Devant ses troupes, Justin Trudeau a rappelé les années de tensions qui ont marqué le Parti libéral entre différentes factions, en particulier durant l'époque de Jean Chrétien.

« L'ancien Parti libéral était reconnu pour ses guerres intestines. Des gens faisant partie de la même équipe s'identifiaient autrefois non pas en tant que libéraux, mais en tant que libéraux avec un trait d'union. Sous mon leadership, je me suis engagé à changer cela. Les guerres civiles au sein des partis causent d'incroyables dommages, parce qu'ils envoient le signal aux Canadiens que nous nous intéressons davantage à nous-mêmes qu'à leur bien-être », a-t-il laissé tomber.

Justin Trudeau avait fait les mêmes remontrances aux troupes libérales en avril 2013, le soir de sa victoire sans appel dans la course à la direction. « Ça m'importe peu si vous croyez que mon père était exceptionnel ou arrogant. Ça m'importe peu si vous êtes un libéral de Chrétien, un libéral de Turner, un libéral de Martin ou n'importe quel autre type de libéral. L'ère des clans au sein des libéraux prend fin dès maintenant, ce soir », avait-il alors décrété.

La question qui était sur toutes les lèvres hier soir était de savoir si l'expulsion des dissidentes permettrait de mettre fin à l'hémorragie, à sept mois des élections fédérales.

Certains croient que Justin Trudeau aurait dû prononcer son discours d'hier soir le mois dernier, voire il y a six semaines, afin de mettre fin à la crise qui secoue son gouvernement.

« Tuer un poulet pour effrayer les singes », dit le proverbe chinois, pour expliquer que parfois, il faut punir une personne pour montrer aux autres qui dirige.

Plusieurs observateurs de la scène politique fédérale soutenaient hier soir que l'ancien premier ministre libéral Jean Chrétien ou l'ex-premier ministre conservateur Stephen Harper n'auraient jamais enduré une telle crise pendant deux mois.

La gestion de crise fait partie des qualités d'un chef qui récolte du succès. À cet égard, cette crise qui a fait capoter la stratégie libérale à l'approche des élections et qui n'est pas forcément terminée, malgré l'annonce d'hier, a affaibli le leadership de Justin Trudeau.

En expulsant tardivement Jody Wilson-Raybould, la toute première femme d'origine autochtone à diriger le ministère de la Justice, le premier ministre pourrait avoir perdu le capital de sympathie qu'il avait accumulé depuis son arrivée au pouvoir en multipliant les gestes pour favoriser une réelle réconciliation entre les Premières Nations et le gouvernement fédéral.
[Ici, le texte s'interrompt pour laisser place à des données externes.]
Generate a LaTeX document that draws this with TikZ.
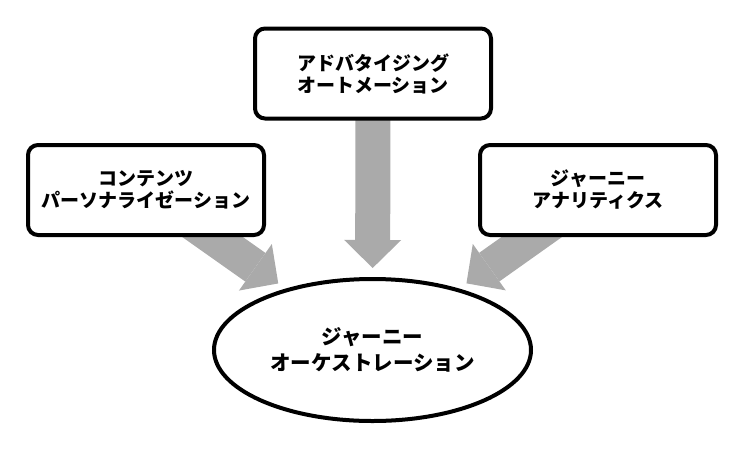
\documentclass[tikz,border=0pt]{standalone}
\usepackage{fontspec}
\newfontfamily\jpfont{Noto Sans CJK JP}
\usetikzlibrary{arrows.meta,shapes.geometric,backgrounds}
\definecolor{flowgray}{RGB}{170,170,170}
\begin{document}
\begin{tikzpicture}[x=1pt, y=-1pt,
        field/.style={rectangle, draw, line width=4pt, rounded corners=10pt, fill=white, minimum width=236pt, minimum height=90pt, align=center, font=\jpfont\bfseries\fontsize{19}{22}\selectfont},
        hub/.style={ellipse, draw, line width=4pt, fill=white, minimum width=317pt, minimum height=142pt, inner sep=0pt, align=center, font=\jpfont\bfseries\fontsize{20.5}{25.5}\selectfont},
        flow/.style={draw=flowgray, line width=35pt, -{Triangle[width=57pt, length=28pt, line width=0pt]}, shorten >=9pt}
        ]
    \useasboundingbox (0,0) rectangle (744,448);
    \node[field] (ad) at (373,73.5) {アドバタイジング\\オートメーション};
    \node[field] (cp) at (146,190) {コンテンツ\\パーソナライゼーション};
    \node[field] (ja) at (598,190) {ジャーニー\\アナリティクス};
    \node[hub] (jo) at (372.5,350) {ジャーニー\\オーケストレーション};

    \begin{scope}[on background layer]
      \draw[flow] (cp.center) -- (jo);
      \draw[flow] (ad.center) -- (jo);
      \draw[flow] (ja.center) -- (jo);
    \end{scope}
\end{tikzpicture}
\end{document}
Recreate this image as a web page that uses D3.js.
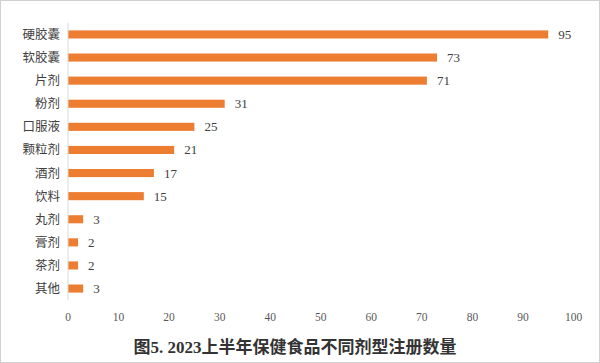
<!DOCTYPE html>
<html>
<head>
<meta charset="utf-8">
<script src="https://cdn.jsdelivr.net/npm/d3@7"></script>
<style>
  body { margin: 0; background: #fff; }
  svg { display: block; }
</style>
</head>
<body>
<svg width="600" height="363"></svg>
<script>
var categories = ["硬胶囊", "软胶囊", "片剂", "粉剂", "口服液", "颗粒剂", "酒剂", "饮料", "丸剂", "膏剂", "茶剂", "其他"];
var values = [95, 73, 71, 31, 25, 21, 17, 15, 3, 2, 2, 3];
var ticks = [0, 10, 20, 30, 40, 50, 60, 70, 80, 90, 100];
var title = "图5. 2023上半年保健食品不同剂型注册数量";

var svg = d3.select("svg"),
    width = +svg.attr("width"),
    height = +svg.attr("height");

var x = d3.scaleLinear().domain([0, 100]).range([68, 573.5]);
var y = d3.scaleBand().domain(categories).range([23, 300]).paddingInner(0.65).paddingOuter(0.32);

// outer frame
svg.append("rect")
    .attr("x", 0.5).attr("y", 0.5)
    .attr("width", width - 1).attr("height", height - 1)
    .attr("fill", "none").attr("stroke", "#d0d0d0");

svg.selectAll(".bar")
    .data(values)
    .enter()
    .append("rect")
    .attr("class", "bar")
    .attr("x", x(0))
    .attr("y", function (d, i) { return y(categories[i]); })
    .attr("width", function (d) { return x(d) - x(0); })
    .attr("height", y.bandwidth())
    .attr("fill", "#ED7D31");

svg.selectAll(".val")
    .data(values)
    .enter()
    .append("text")
    .attr("class", "val")
    .attr("x", function (d) { return x(d) + 10; })
    .attr("y", function (d, i) { return y(categories[i]) + y.bandwidth() / 2; })
    .attr("dy", "0.35em")
    .style("font-family", "'Liberation Serif', serif")
    .style("font-size", "13px")
    .attr("fill", "#404040")
    .text(function (d) { return d; });

// category axis
svg.append("line")
    .attr("x1", x(0)).attr("x2", x(0))
    .attr("y1", 23).attr("y2", 300)
    .attr("stroke", "#d9d9d9");

svg.selectAll(".cat")
    .data(categories)
    .enter()
    .append("text")
    .attr("class", "cat")
    .attr("x", 60)
    .attr("y", function (d) { return y(d) + y.bandwidth() / 2; })
    .attr("dy", "0.36em")
    .attr("text-anchor", "end")
    .style("font-family", "'Noto Sans CJK SC', sans-serif")
    .style("font-size", "12.5px")
    .attr("fill", "#404040")
    .text(function (d) { return d; });

// value axis labels
svg.selectAll(".tick")
    .data(ticks)
    .enter()
    .append("text")
    .attr("class", "tick")
    .attr("x", function (d) { return x(d); })
    .attr("y", 317)
    .attr("dy", "0.35em")
    .attr("text-anchor", "middle")
    .style("font-family", "'Liberation Serif', serif")
    .style("font-size", "11.5px")
    .attr("fill", "#595959")
    .text(function (d) { return d; });

svg.append("text")
    .attr("x", 295)
    .attr("y", 347)
    .attr("dy", "0.35em")
    .attr("text-anchor", "middle")
    .style("font-family", "'Liberation Serif', 'Noto Sans CJK SC', serif")
    .style("font-size", "17px")
    .style("font-weight", "bold")
    .attr("fill", "#333")
    .text(title);
</script>
</body>
</html>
En montrant aussi la porte de sortie à Jane Philpott, qui était médecin avant de faire le saut en politique fédérale en 2015 et qui a montré ses talents en dirigeant des ministères de première importance comme la Santé, les Services aux Autochtones et le Conseil du Trésor, au point de s'attirer le respect de ses pairs et de ses adversaires, le premier ministre essuiera de nombreuses critiques, à tort ou à raison, sur le traitement réservé aux femmes.

Depuis l'éclatement de cette affaire, le 7 février, le Parti libéral a vu ses  appuis chuter dans les intentions de vote, ce qui a permis au Parti conservateur de prendre les devants alors que le compte à rebours électoral est bien enclenché.

Le Parti conservateur récolte en effet 36,2 % des appuis à l'échelle nationale, contre 31,7 % au Parti libéral et 16,3 % au NPD, selon une moyenne d'une panoplie de sondages menés au cours des derniers jours compilée par l'analyste Éric Grenier du réseau CBC.

Il reste encore du temps aux libéraux pour renverser la vapeur. Justin Trudeau a démontré durant la dernière bataille électorale qu'une solide campagne compte plus que jamais. Mais l'affaire SNC-Lavalin a produit son lot de rebondissements. Et il y a fort à parier que ni Jody Wilson-Raybould ni Jane Philpott n'ont dit leur dernier mot.

Leur expulsion ne les réduira pas au silence pour autant.